**TASK BRIEF**
Every line below is to be copied exactly, with the pictures left out.

━━━ SOURCE DATA ━━━

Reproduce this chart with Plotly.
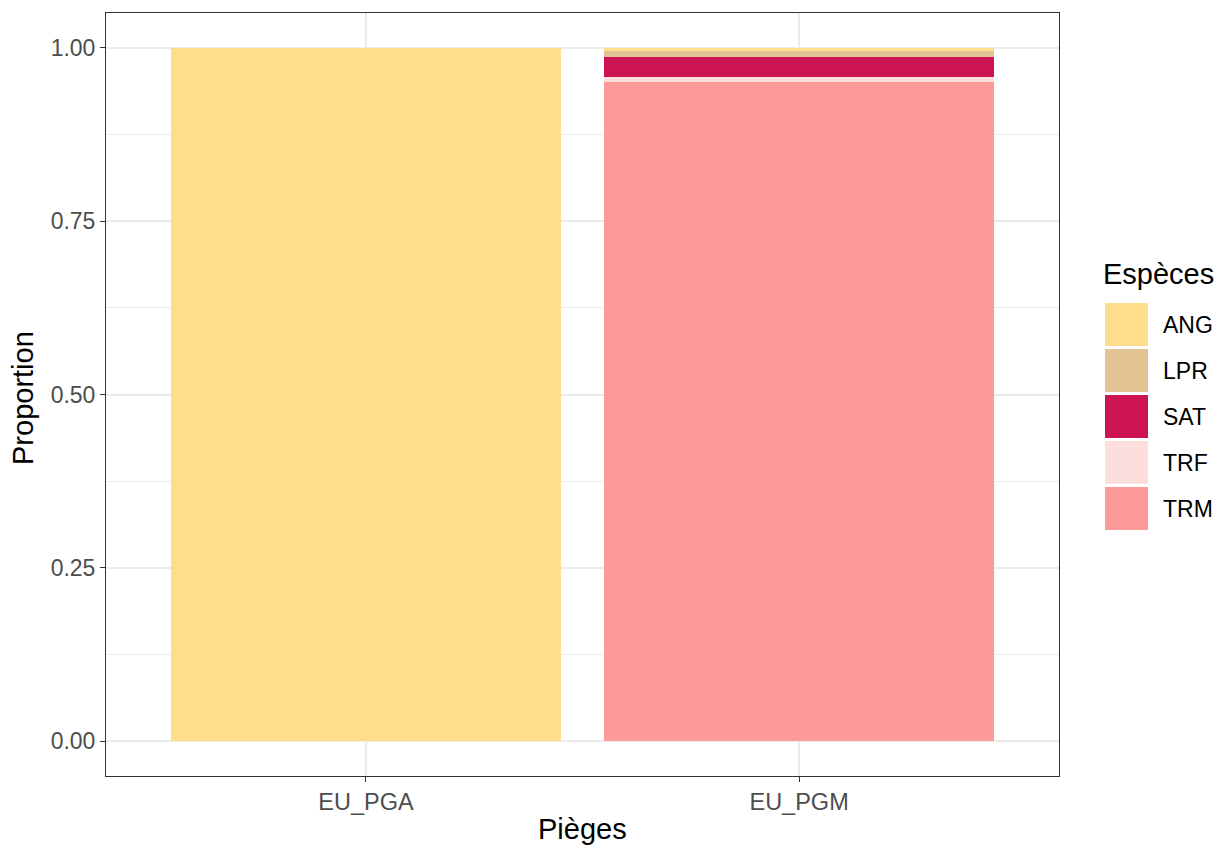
import plotly.graph_objects as go

# ---- data ----
traps = ["EU_PGA", "EU_PGM"]
species = ["ANG", "LPR", "SAT", "TRF", "TRM"]
ang = [1.0, 0.0043]
lpr = [0.0, 0.0086]
sat = [0.0, 0.0290]
trf = [0.0, 0.0072]
trm = [0.0, 0.9509]
colors = ["#FEDD8B", "#E2C393", "#CC1452", "#FCDEDC", "#FB9A99"]
y_ticks = [0, 0.25, 0.5, 0.75, 1.0]

values = {"ANG": ang, "LPR": lpr, "SAT": sat, "TRF": trf, "TRM": trm}
col = dict(zip(species, colors))

W, H = 1216, 845
L, R, T, B = 106, 1059, 13, 776  # plot area in px


def px(x):
    return (x - L) / (R - L)


def py(y):
    return (B - y) / (B - T)


fig = go.Figure()
# ggplot stacks first level on top -> add in reverse order
for sp in reversed(species):
    fig.add_trace(go.Bar(
        x=traps, y=values[sp], name=sp,
        marker=dict(color=col[sp], line=dict(width=0)),
        width=0.9, showlegend=False,
    ))

fig.update_layout(
    barmode="stack",
    width=W, height=H, autosize=False,
    margin=dict(l=L, r=W - R, t=T, b=H - B, pad=0),
    paper_bgcolor="white", plot_bgcolor="white",
    font=dict(family="Liberation Sans, Arial, sans-serif", color="black"),
)
fig.update_xaxes(
    range=[-0.6, 1.6],
    showgrid=True, gridcolor="#EBEBEB", gridwidth=2,
    showline=True, mirror=True, linecolor="#333333", linewidth=1,
    ticks="outside", ticklen=5, tickcolor="#333333", tickwidth=1,
    tickfont=dict(size=23.5, color="#4D4D4D"),
    zeroline=False,
)
fig.update_yaxes(
    range=[-0.05, 1.05],
    tickvals=y_ticks, tickformat=".2f",
    showgrid=True, gridcolor="#EBEBEB", gridwidth=2,
    minor=dict(dtick=0.125, tick0=0, showgrid=True, gridcolor="#EBEBEB", gridwidth=1),
    showline=True, mirror=True, linecolor="#333333", linewidth=1,
    ticks="outside", ticklen=5, tickcolor="#333333", tickwidth=1,
    tickfont=dict(size=23, color="#4D4D4D"),
    zeroline=False,
)

# axis titles
fig.add_annotation(text="Pièges", xref="paper", yref="paper",
                   x=px((L + R) / 2), y=py(829), xanchor="center", yanchor="middle",
                   showarrow=False, font=dict(size=29, color="black"))
fig.add_annotation(text="Proportion", xref="paper", yref="paper",
                   x=px(23), y=py(398), xanchor="center", yanchor="middle",
                   textangle=-90, showarrow=False, font=dict(size=29, color="black"))

# manual legend (ggplot-style large keys)
fig.add_annotation(text="Espèces", xref="paper", yref="paper",
                   x=px(1101), y=py(274), xanchor="left", yanchor="middle",
                   showarrow=False, font=dict(size=29, color="black"))
for i, sp in enumerate(species):
    top = 303 + 46 * i
    fig.add_shape(type="rect", xref="paper", yref="paper",
                  x0=px(1105), x1=px(1148), y0=py(top + 43), y1=py(top),
                  fillcolor=col[sp], line=dict(width=0))
    fig.add_annotation(text=sp, xref="paper", yref="paper",
                       x=px(1161), y=py(top + 21.5), xanchor="left", yanchor="middle",
                       showarrow=False, font=dict(size=23, color="black"))

fig.write_html(
    "out.html",
    config={"displayModeBar": False},
    post_script="document.body.style.margin='0px';document.body.style.overflow='hidden';",
)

━━━

**COMPLETED TASK**
Reproduce this chart with Plotly.
import plotly.graph_objects as go

# ---- data ----
traps = ["EU_PGA", "EU_PGM"]
species = ["ANG", "LPR", "SAT", "TRF", "TRM"]
ang = [1.0, 0.0043]
lpr = [0.0, 0.0086]
sat = [0.0, 0.0290]
trf = [0.0, 0.0072]
trm = [0.0, 0.9509]
colors = ["#FEDD8B", "#E2C393", "#CC1452", "#FCDEDC", "#FB9A99"]
y_ticks = [0, 0.25, 0.5, 0.75, 1.0]

values = {"ANG": ang, "LPR": lpr, "SAT": sat, "TRF": trf, "TRM": trm}
col = dict(zip(species, colors))

W, H = 1216, 845
L, R, T, B = 106, 1059, 13, 776  # plot area in px


def px(x):
    return (x - L) / (R - L)


def py(y):
    return (B - y) / (B - T)


fig = go.Figure()
# ggplot stacks first level on top -> add in reverse order
for sp in reversed(species):
    fig.add_trace(go.Bar(
        x=traps, y=values[sp], name=sp,
        marker=dict(color=col[sp], line=dict(width=0)),
        width=0.9, showlegend=False,
    ))

fig.update_layout(
    barmode="stack",
    width=W, height=H, autosize=False,
    margin=dict(l=L, r=W - R, t=T, b=H - B, pad=0),
    paper_bgcolor="white", plot_bgcolor="white",
    font=dict(family="Liberation Sans, Arial, sans-serif", color="black"),
)
fig.update_xaxes(
    range=[-0.6, 1.6],
    showgrid=True, gridcolor="#EBEBEB", gridwidth=2,
    showline=True, mirror=True, linecolor="#333333", linewidth=1,
    ticks="outside", ticklen=5, tickcolor="#333333", tickwidth=1,
    tickfont=dict(size=23.5, color="#4D4D4D"),
    zeroline=False,
)
fig.update_yaxes(
    range=[-0.05, 1.05],
    tickvals=y_ticks, tickformat=".2f",
    showgrid=True, gridcolor="#EBEBEB", gridwidth=2,
    minor=dict(dtick=0.125, tick0=0, showgrid=True, gridcolor="#EBEBEB", gridwidth=1),
    showline=True, mirror=True, linecolor="#333333", linewidth=1,
    ticks="outside", ticklen=5, tickcolor="#333333", tickwidth=1,
    tickfont=dict(size=23, color="#4D4D4D"),
    zeroline=False,
)

# axis titles
fig.add_annotation(text="Pièges", xref="paper", yref="paper",
                   x=px((L + R) / 2), y=py(829), xanchor="center", yanchor="middle",
                   showarrow=False, font=dict(size=29, color="black"))
fig.add_annotation(text="Proportion", xref="paper", yref="paper",
                   x=px(23), y=py(398), xanchor="center", yanchor="middle",
                   textangle=-90, showarrow=False, font=dict(size=29, color="black"))

# manual legend (ggplot-style large keys)
fig.add_annotation(text="Espèces", xref="paper", yref="paper",
                   x=px(1101), y=py(274), xanchor="left", yanchor="middle",
                   showarrow=False, font=dict(size=29, color="black"))
for i, sp in enumerate(species):
    top = 303 + 46 * i
    fig.add_shape(type="rect", xref="paper", yref="paper",
                  x0=px(1105), x1=px(1148), y0=py(top + 43), y1=py(top),
                  fillcolor=col[sp], line=dict(width=0))
    fig.add_annotation(text=sp, xref="paper", yref="paper",
                       x=px(1161), y=py(top + 21.5), xanchor="left", yanchor="middle",
                       showarrow=False, font=dict(size=23, color="black"))

fig.write_html(
    "out.html",
    config={"displayModeBar": False},
    post_script="document.body.style.margin='0px';document.body.style.overflow='hidden';",
)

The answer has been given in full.